Confused about the difference between trade schools and career-oriented colleges? Learn more!
While looking to further your career—or find a rewarding career in a new, in-demand field—the best thing you can do is to pursue a career-focused education. But there are many roads to pursuing that education, and the choice of paths can seem overwhelming. Should you pursue a bachelor’s degree, an associate degree, or a certificate? Should attend a typical liberal arts college, a career-focused college, or a trade school?
If you are goal-oriented and have a career in mind for your future, a trade school or career-oriented college can offer the most direct path to employment. But what is the difference between these two types of institutions?
Trade schools—also called vocational schools—focus on “career and technical education,” according to the National Center for Education Statistics. Rather than receiving a generalized education, students take very specific classes that prepare them for a particular job, typically at the entry level. Trade schools can offer certificates in their particular area of study, such as culinary arts, cosmetology, information technology, etc.
Career-focused colleges offer paths to higher education, including earning a bachelor’s degree, while still maintaining a focus on career education.

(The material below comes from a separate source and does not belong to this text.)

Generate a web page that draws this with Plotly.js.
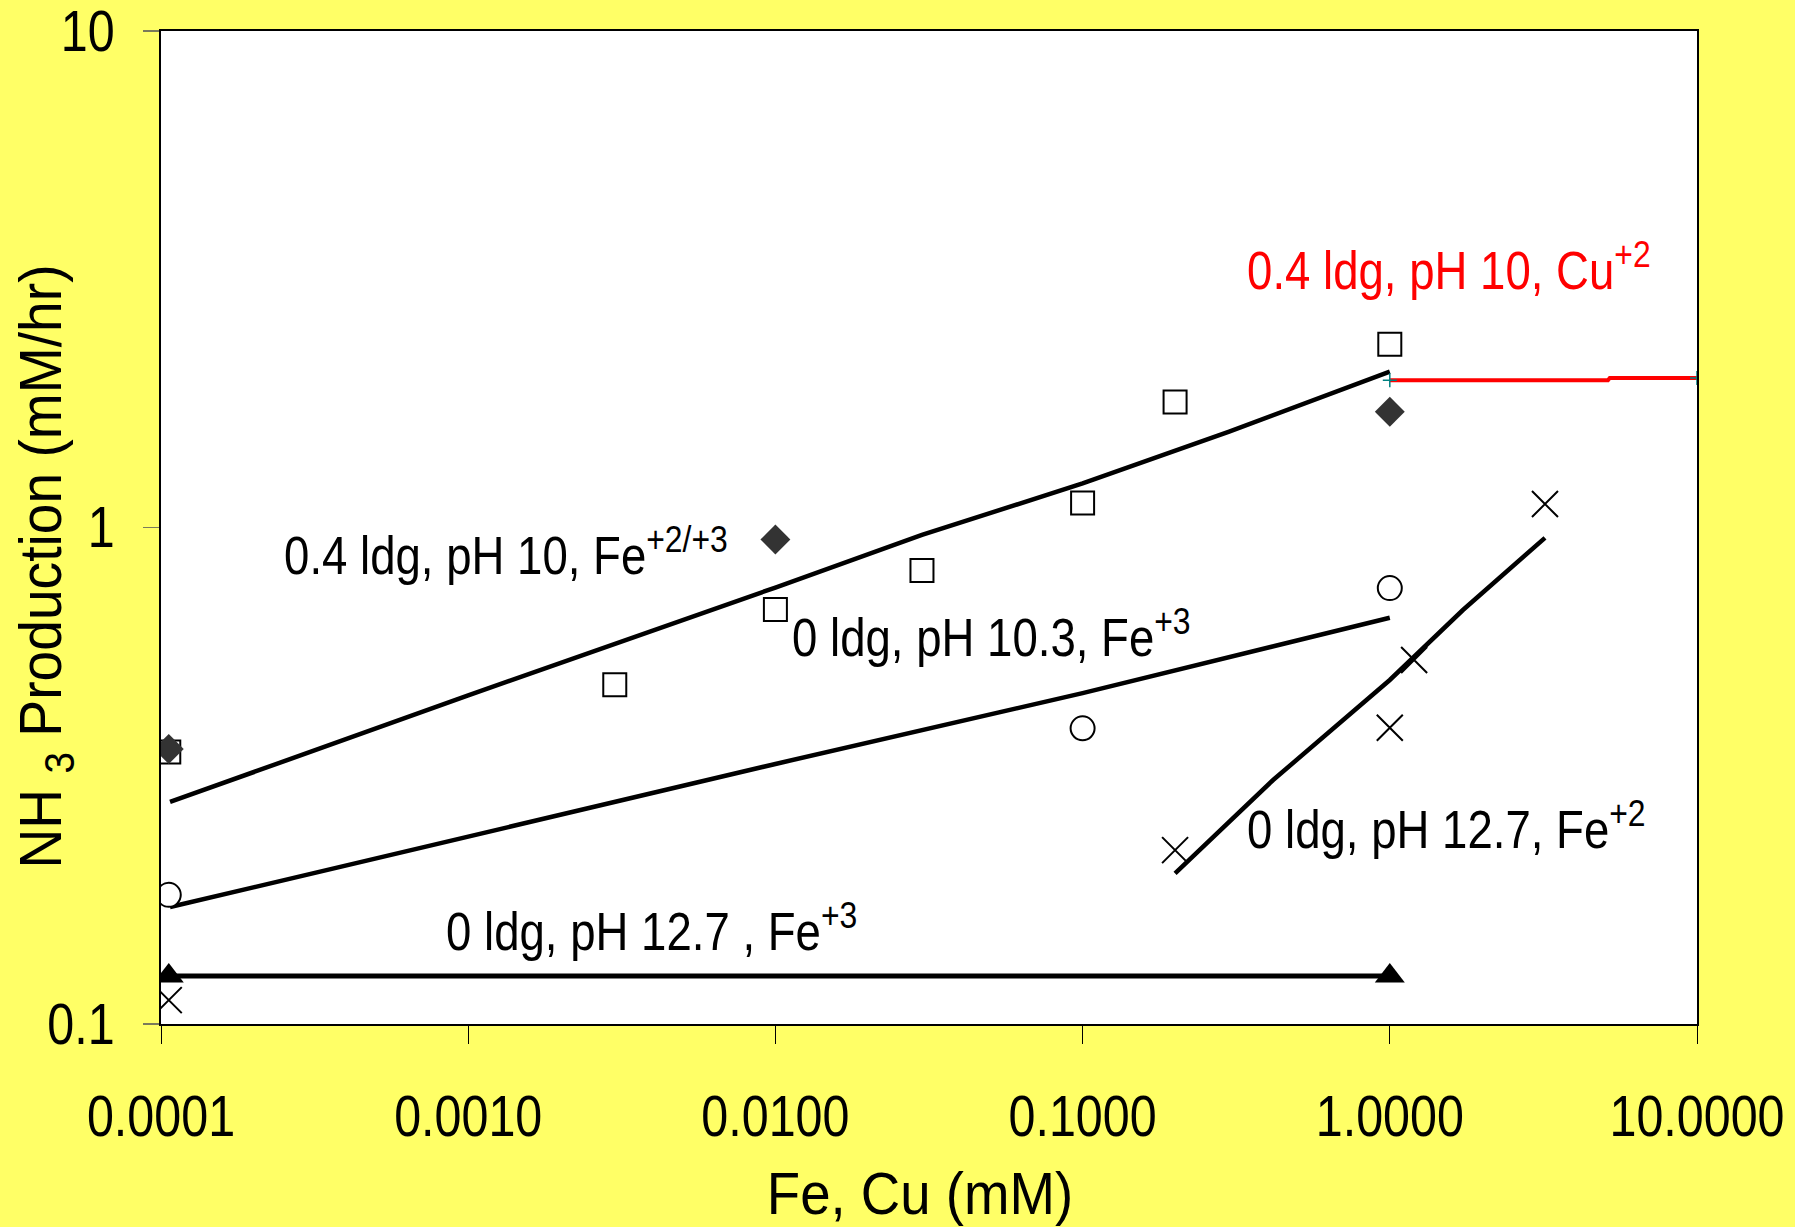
<!DOCTYPE html>
<html>
<head>
<meta charset="utf-8">
<script src="https://cdn.plot.ly/plotly-3.0.1.min.js"></script>
<style>
html,body{margin:0;padding:0;background:#FFFF66;}
#chart{width:1795px;height:1227px;}
</style>
</head>
<body>
<div id="chart"></div>
<script>
// Fe 0.4 ldg, pH 10 — open squares
var sqX = [0.000106, 0.003, 0.01, 0.03, 0.1, 0.2, 1.0];
var sqY = [0.353, 0.482, 0.684, 0.819, 1.12, 1.79, 2.34];
// Fe 0.4 ldg, pH 10 — filled diamonds
var dmX = [0.000106, 0.01, 1.0];
var dmY = [0.358, 0.946, 1.71];
// fitted trend, Fe+2/+3
var fitFeX = [0.000107, 0.001, 0.01, 0.03, 0.1, 0.3, 1.0];
var fitFeY = [0.28, 0.459, 0.757, 0.966, 1.227, 1.56, 2.06];
// 0 ldg, pH 10.3, Fe+3 — open circles
var ciX = [0.000106, 0.1, 1.0];
var ciY = [0.182, 0.394, 0.755];
var fitCiX = [0.000107, 0.001, 0.01, 0.1, 0.3, 1.0];
var fitCiY = [0.172, 0.238, 0.334, 0.464, 0.548, 0.658];
// 0 ldg, pH 12.7, Fe+2 — x markers
var xmX = [0.000106, 0.2, 1.0, 1.2, 3.2];
var xmY = [0.1117, 0.224, 0.395, 0.541, 1.115];
var fitXmX = [0.2, 0.417, 1.0, 1.73, 3.2];
var fitXmY = [0.201, 0.31, 0.493, 0.682, 0.953];
// 0 ldg, pH 12.7, Fe+3 — triangles
var trX = [0.000106, 1.0];
var trY = [0.125, 0.125];
var lnTrX = [0.000107, 1.0];
var lnTrY = [0.125, 0.125];
// 0.4 ldg, pH 10, Cu+2 — red line
var cuX = [1.0, 5.13, 5.2, 10.0];
var cuY = [1.98, 1.98, 2.0, 2.0];
var cuEndX = [1.0, 10.0];
var cuEndY = [1.98, 2.0];

var xTickVals = [0.0001, 0.001, 0.01, 0.1, 1, 10];
var xTickText = ["0.0001", "0.0010", "0.0100", "0.1000", "1.0000", "10.0000"];
var yTickVals = [0.1, 1, 10];
var yTickText = ["0.1", "1", "10"];

var FONT = '"Liberation Sans", Arial, sans-serif';

var traces = [
  {x: fitFeX, y: fitFeY, mode: 'lines', line: {color: '#000', width: 4.5}},
  {x: fitCiX, y: fitCiY, mode: 'lines', line: {color: '#000', width: 4.5}},
  {x: fitXmX, y: fitXmY, mode: 'lines', line: {color: '#000', width: 4.5}},
  {x: lnTrX, y: lnTrY, mode: 'lines', line: {color: '#000', width: 5}},
  {x: cuX, y: cuY, mode: 'lines', line: {color: '#FF0000', width: 4}},
  {x: cuEndX, y: cuEndY, mode: 'markers', marker: {symbol: 'cross-thin', size: 10, color: '#008080', line: {color: '#008080', width: 1.5}}},
  {x: sqX, y: sqY, mode: 'markers', marker: {symbol: 'square', size: 23, color: '#fff', line: {color: '#000', width: 2}}},
  {x: dmX, y: dmY, mode: 'markers', marker: {symbol: 'diamond', size: 23, color: '#333333', line: {width: 0}}},
  {x: ciX, y: ciY, mode: 'markers', marker: {symbol: 'circle', size: 24, color: '#fff', line: {color: '#000', width: 2}}},
  {x: xmX, y: xmY, mode: 'markers', marker: {symbol: 'x-thin', size: 26, color: '#000', line: {color: '#000', width: 2}}},
  {x: trX, y: trY, mode: 'markers', marker: {symbol: 'triangle-up', size: 26, color: '#000', line: {width: 0}}}
];

var annFont = {family: FONT, size: 53, color: '#000'};
var layout = {
  width: 1795, height: 1227,
  paper_bgcolor: '#FFFF66',
  plot_bgcolor: '#FFFFFF',
  showlegend: false,
  hovermode: false,
  font: {family: FONT, color: '#000'},
  margin: {l: 161, r: 98, t: 31, b: 203, pad: 0},
  xaxis: {
    type: 'log', range: [-4, 1], automargin: false,
    tickvals: xTickVals, ticktext: xTickText,
    ticks: 'outside', ticklen: 18, tickwidth: 1, tickcolor: '#000',
    ticklabelstandoff: 24, ticklabeloverflow: 'allow',
    tickfont: {family: FONT, size: 57, color: '#000'},
    showgrid: false, zeroline: false,
    showline: true, linecolor: '#000', linewidth: 2, mirror: true,
    title: {text: 'Fe, Cu (mM)', font: {family: FONT, size: 60, color: '#000'}, standoff: 40}
  },
  yaxis: {
    type: 'log', range: [-1, 1], automargin: false,
    tickvals: yTickVals, ticktext: yTickText,
    ticks: 'outside', ticklen: 16, tickwidth: 1.5, tickcolor: '#7a7a5a',
    ticklabelstandoff: 17, ticklabeloverflow: 'allow',
    tickfont: {family: FONT, size: 57, color: '#000'},
    showgrid: false, zeroline: false,
    showline: true, linecolor: '#000', linewidth: 2, mirror: true,
    title: {text: 'NH <sub>3</sub> Production (mM/hr)', font: {family: FONT, size: 60, color: '#000'}, standoff: 0}
  },
  annotations: [
    {xref: 'paper', yref: 'paper', x: 0.0788, y: 0.476, xanchor: 'left', yanchor: 'middle', showarrow: false,
     text: '0.4 ldg, pH 10, Fe<sup>+2/+3</sup>', font: annFont},
    {xref: 'paper', yref: 'paper', x: 0.4095, y: 0.3935, xanchor: 'left', yanchor: 'middle', showarrow: false,
     text: '0 ldg, pH 10.3, Fe<sup>+3</sup>', font: annFont},
    {xref: 'paper', yref: 'paper', x: 0.706, y: 0.1995, xanchor: 'left', yanchor: 'middle', showarrow: false,
     text: '0 ldg, pH 12.7, Fe<sup>+2</sup>', font: annFont},
    {xref: 'paper', yref: 'paper', x: 0.1842, y: 0.0976, xanchor: 'left', yanchor: 'middle', showarrow: false,
     text: '0 ldg, pH 12.7 , Fe<sup>+3</sup>', font: annFont},
    {xref: 'paper', yref: 'paper', x: 0.706, y: 0.763, xanchor: 'left', yanchor: 'middle', showarrow: false,
     text: '0.4 ldg, pH 10, Cu<sup>+2</sup>', font: {family: FONT, size: 53, color: '#FF0000'}}
  ]
};

// Narrow the glyphs horizontally (the reference uses a condensed face)
function condense(gd, selector, s, mode, dx, dy) {
  var els = gd.querySelectorAll(selector);
  els.forEach(function (el) {
    var bb = el.getBBox();
    var ax = mode === 'left' ? bb.x : (mode === 'right' ? bb.x + bb.width : bb.x + bb.width / 2);
    var t = el.getAttribute('transform') || '';
    el.setAttribute('transform', t + ' translate(' + (dx || 0) + ',' + (dy || 0) + ') translate(' + ax + ',0) scale(' + s + ',1) translate(' + (-ax) + ',0)');
  });
}

Plotly.newPlot('chart', traces, layout, {displayModeBar: false, staticPlot: true}).then(function (gd) {
  condense(gd, 'g.xtick text', 0.85, 'center');
  condense(gd, 'g.ytick text', 0.85, 'right');
  condense(gd, 'text.xtitle', 0.91, 'center', -9, 0);
  condense(gd, 'text.ytitle', 0.92, 'center', -39, 7);
  condense(gd, 'g.annotation text', 0.86, 'left');
});
</script>
</body>
</html>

Students can expect a formal coursework that focuses on in-demand careers, while still offering more insight into the theory and critical thinking skills associated with that career than a trade school. And unlike a typical liberal arts education, career-focused colleges promote hands-on experience, in-field internships, and career placement services focused on those technical, in-demand careers. At a career-focused college, you can earn a diploma, a certificate, an associate degree or a bachelor’s degree, depending on your major.